Advanced Use Cases: Nested ESXi Deployments

The combination of kickstart and Ansible extends beyond standard Linux distributions into specialized virtualization environments, such as deploying nested ESXi Virtual Machines. This process involves a multi-stage orchestration where Ansible manages the lifecycle of the ESXi installation.

The deployment flow for nested ESXi follows a specific temporal pattern:
1. Triggering the ESXi kickstart script via the Ansible playbook.
2. A mandatory pause of 5 minutes is implemented in the playbook to allow the installation to complete across all target hosts.
3. Following the initial installation and reboot, a second part of the kickstart script is triggered to configure network settings.
4. Critical post-install tasks, such as regenerating certificates (a requirement for VMware Cloud Foundation/VCF), are performed.
5. A final cleanup phase is executed where the Ansible playbook removes the ISO files from the physical ESXi host to reclaim storage and clean the environment.

This comprehensive workflow demonstrates that the "one-touch" philosophy can be applied to complex hypervisor deployments, reducing the total time to readiness for a 4-host cluster to approximately 10 minutes.

Comparative Analysis of Configuration Management Approaches

The transition to an Ansible-driven kickstart process offers significant advantages over legacy tools like Puppet, Chef, CFengine, or SaltStack.

Feature	Ansible (Pull/Push)	Legacy Masters (Puppet/Chef)
Architecture	Agentless / Pull-based	Master-Agent Architecture
Initial Setup	Minimal (10 mins to first play)	High (Master server installation)
Connectivity	Standard SSH / Git HTTPS	Proprietary SSL/TLS certificates
Learning Curve	Low (YAML based)	High (DSL/Ruby based)
Scalability	High (Distributed via Git)	Limited by Master CPU/RAM

The primary differentiator is the elimination of the "Master" requirement.
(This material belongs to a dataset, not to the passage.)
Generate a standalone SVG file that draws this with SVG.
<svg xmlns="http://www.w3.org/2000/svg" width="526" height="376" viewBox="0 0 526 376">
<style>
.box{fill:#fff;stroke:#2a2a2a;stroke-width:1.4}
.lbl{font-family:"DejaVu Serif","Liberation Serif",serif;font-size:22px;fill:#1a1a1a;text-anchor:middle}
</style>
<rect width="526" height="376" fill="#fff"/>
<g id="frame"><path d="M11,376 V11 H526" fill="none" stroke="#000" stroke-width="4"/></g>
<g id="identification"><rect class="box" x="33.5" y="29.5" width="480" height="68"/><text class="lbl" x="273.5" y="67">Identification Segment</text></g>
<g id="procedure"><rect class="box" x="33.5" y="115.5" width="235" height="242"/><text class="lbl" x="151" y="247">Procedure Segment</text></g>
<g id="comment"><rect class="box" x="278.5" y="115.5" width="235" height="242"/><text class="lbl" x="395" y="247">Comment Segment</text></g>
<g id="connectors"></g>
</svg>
By utilizing ansible-pull within a kickstart %post section, the infrastructure becomes decentralized. If the configuration source is hosted on a load-balanced repository or a highly available GitLab instance, the provisioning process can theoretically scale infinitely, as each new server independently handles its own configuration.
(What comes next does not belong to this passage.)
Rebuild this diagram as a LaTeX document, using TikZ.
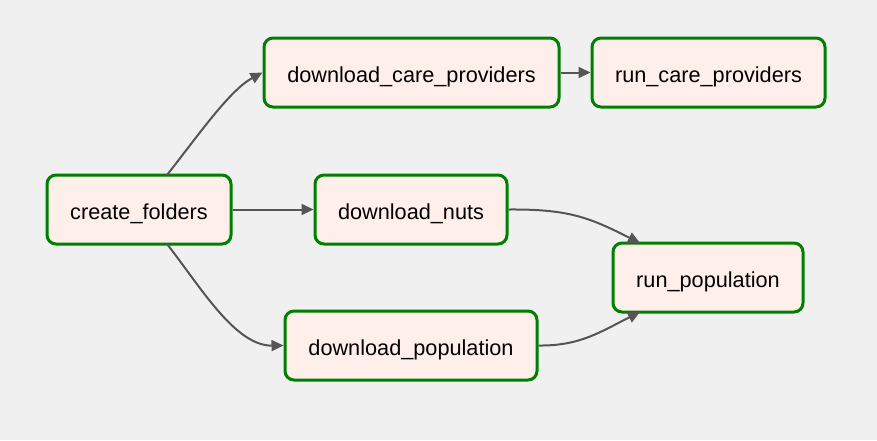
\documentclass[tikz,border=0pt]{standalone}
\usepackage{fontspec}
\setmainfont{Liberation Sans}
\usetikzlibrary{arrows.meta}
\definecolor{bg}{HTML}{F0F0F0}
\definecolor{nodefill}{HTML}{FFEFEB}
\definecolor{nodeborder}{HTML}{008000}
\definecolor{edgecol}{HTML}{555555}
\begin{document}
\begin{tikzpicture}[x=1pt,y=-1pt,
  task/.style={draw=nodeborder, fill=nodefill, line width=3pt, rounded corners=9pt,
    minimum height=69pt, inner sep=0pt, text height=19pt, text depth=0pt,
    font=\fontsize{21.7}{26}\selectfont, text=black},
  conn/.style={draw=edgecol, line width=2pt, -{Triangle[length=12pt,width=11pt]}}]
\fill[bg] (0,0) rectangle (877,440);
\useasboundingbox (0,0) rectangle (877,440);
\node[task, minimum width=184pt] (cf) at (139,209.5) {create\_folders};
\node[task, minimum width=295pt] (dcp) at (411.5,72.5) {download\_care\_providers};
\node[task, minimum width=233pt] (rcp) at (708.5,72.5) {run\_care\_providers};
\node[task, minimum width=192pt] (dn) at (411,209.5) {download\_nuts};
\node[task, minimum width=190pt] (rp) at (708,277.5) {run\_population};
\node[task, minimum width=252pt] (dp) at (411,345.5) {download\_population};
\coordinate (cfT) at (167,175);
\coordinate (cfB) at (167,244);
\path[conn] (cfT) .. controls (200,133) and (230,90) .. (dcp.west);
\path[conn] (cf.east) -- (dn.west);
\path[conn] (cfB) .. controls (200,286) and (235,346) .. (dp.west);
\path[conn] (dcp.east) -- (rcp.west);
\coordinate (rpT) at (640,243);
\coordinate (rpB) at (640,312);
\path[conn] (dn.east) .. controls (570,209) and (590,218) .. (rpT);
\path[conn] (dp.east) .. controls (580,346) and (600,332) .. (rpB);
\end{tikzpicture}
\end{document}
Detailed Operational Workflow for Fedora Workstation Automation

For users of Fedora Workstation, the pain of semi-annual reinstalls can be mitigated by documenting the journey from manual installation to full automation. The process of generating a customized kickstart file involves:

Environment Simulation: Creating a VM and providing it with the "everything" network installer ISO.
Forcing Metadata: Using an empty USB flash drive to force the Anaconda installer to include the ignoredisk option.
Extraction: Completing the installation and then copying the generated /root/anaconda-ks.cfg to the external drive for analysis and modification.
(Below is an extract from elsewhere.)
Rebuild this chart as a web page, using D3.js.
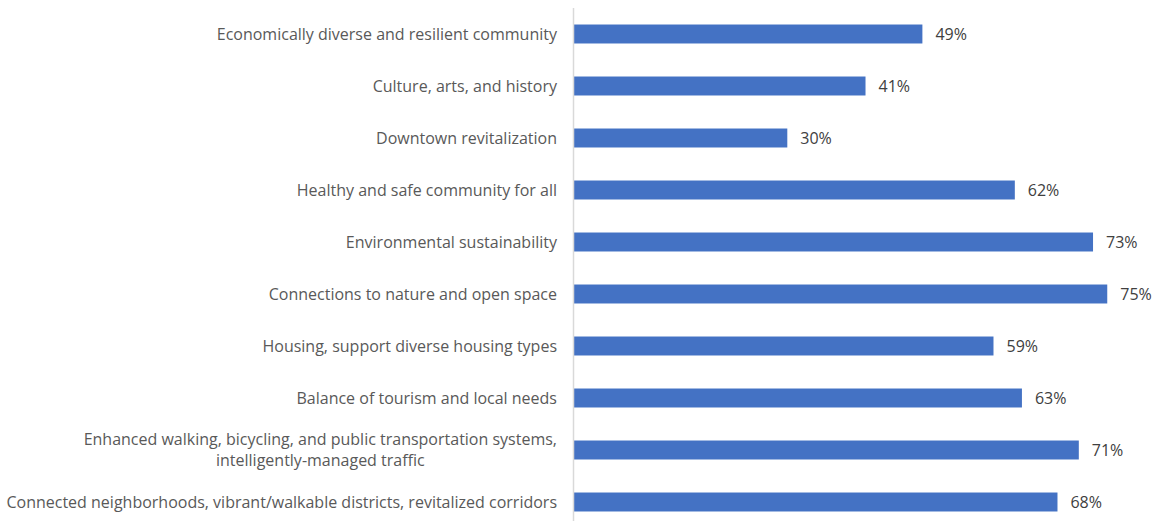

Once this file is captured, it serves as the base for the Ansible-driven automation, allowing the user to inject the ansible-pull logic into the post-installation phase, thereby automating not just the OS installation, but the entire workstation environment.

Conclusion

The integration of Ansible and Kickstart transforms the server deployment process from a series of manual steps into a programmable pipeline. By utilizing the %post section of a kickstart file to install Ansible and trigger an ansible-pull sequence via a systemd service, administrators create a self-healing and self-configuring infrastructure. This approach leverages the strengths of both tools: Kickstart handles the immutable hardware-to-OS transition, while Ansible manages the mutable state of the software and configuration. Whether deploying standard Fedora workstations, CentOS servers, or complex nested ESXi environments, the result is a drastic reduction in deployment time, a total elimination of human configuration error, and a scalable architecture that treats the operating system as a disposable, version-controlled artifact.